What is the purpose of public art? To please people or arouse controversy? Antony Gormley's Angel of the North rears against the skyline of Gateshead like a crucifixion. What does it represent? Sited atop an extinct colliery, it is intended to symbolise the glories of Britain's industrial past and hope for its future, but does it really do this?

Gormley has said of an earlier version of the piece, entitled A Case for an Angel, that he didn't want it to be symbolic. "I want the work to be as actual as it can be, which is why my version of an angel is a rather uncomfortable mixture between aeronautics and anatomy."

Indeed, this great winged figure looks more like an aeroplane than an angel. From a distance, it appears remarkably modest, though it stands 65ft tall, with a wingspan of 175ft. From the train, a view of it is impeded until you are almost on top of it. From the road, it looks far more spectacular, though a clump of tower blocks is too close for comfort. Seen from its foot, looking up, the sheer bulk strikes home, coupled with an elegance of outline - the profile is meltingly sinuous. But of course it is the scale that principally engages.

Gormley's body-case sculptures, of which the Angel is a gigantic version, are cast from his own body. This might be thought faintly blasphemous when the sculpture is supposed to depict an angelic being, but no more so than a Renaissance artist painting his girlfriend as the Virgin Mary. Gormley creates a challenging image that is not intended to bring comfort, but to confront existence.
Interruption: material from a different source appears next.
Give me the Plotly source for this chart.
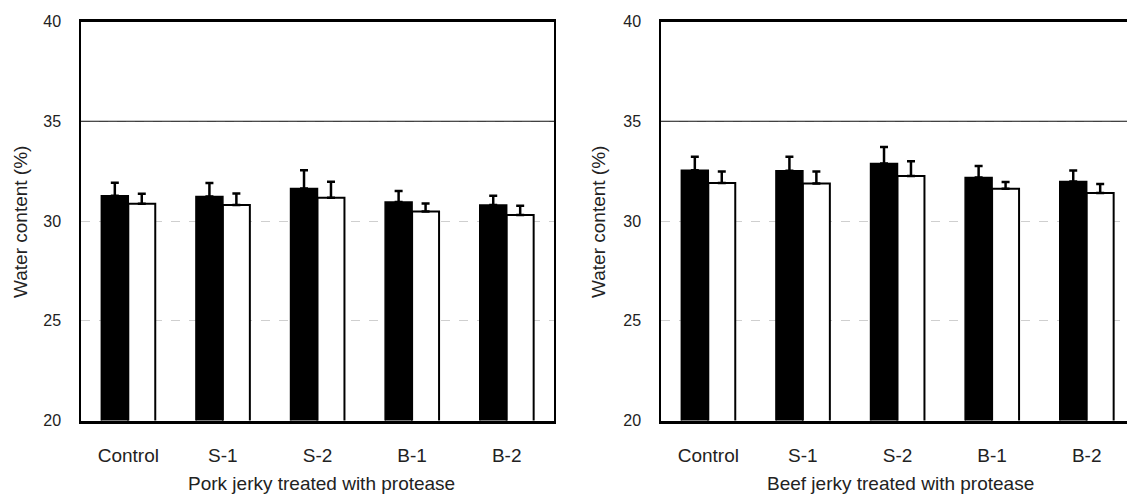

Nothing on this scale has been built in Britain before. Brancusi's Endless Column in Romania stands 96ft high but it doesn't have the mass of the Angel. Yet why did Gormley make the wings so huge? If the figure didn't look so balanced, you'd think they were out of proportion to the body. They act as a kind of barrier - like the gate that comes down at a level crossing when a train is due.

The pose is hieratic, like a priest offering thanks to God, but the face, with its lack of features or expression, is vaguely menacing. It's a contradictory sculpture, at once firmly grounded but also aspiring heavenward. Is it neutral or anguished? (Gormley generally does a good line in anguish.) The Angel is isolated. Even suppose it could come down from its hilltop, its wings are too wide to go through the door if you invited it home. It is, in fact, the perfect stuff of legend. Perhaps, like the Cerne Abbas giant, it will inspire pilgrimages - but for those seeking enlightenment, rather than fertility.

Perhaps the Angel best signifies the cultural renaissance currently emerging on Tyneside - Gateshead's Baltic flour mills are about to be transformed into a pounds 46m international centre for contemporary visual art, with a Norman Foster concert hall complex adjacent. If the main point is to attract attention to the area and to engage people in debate, the Angel will be a great success.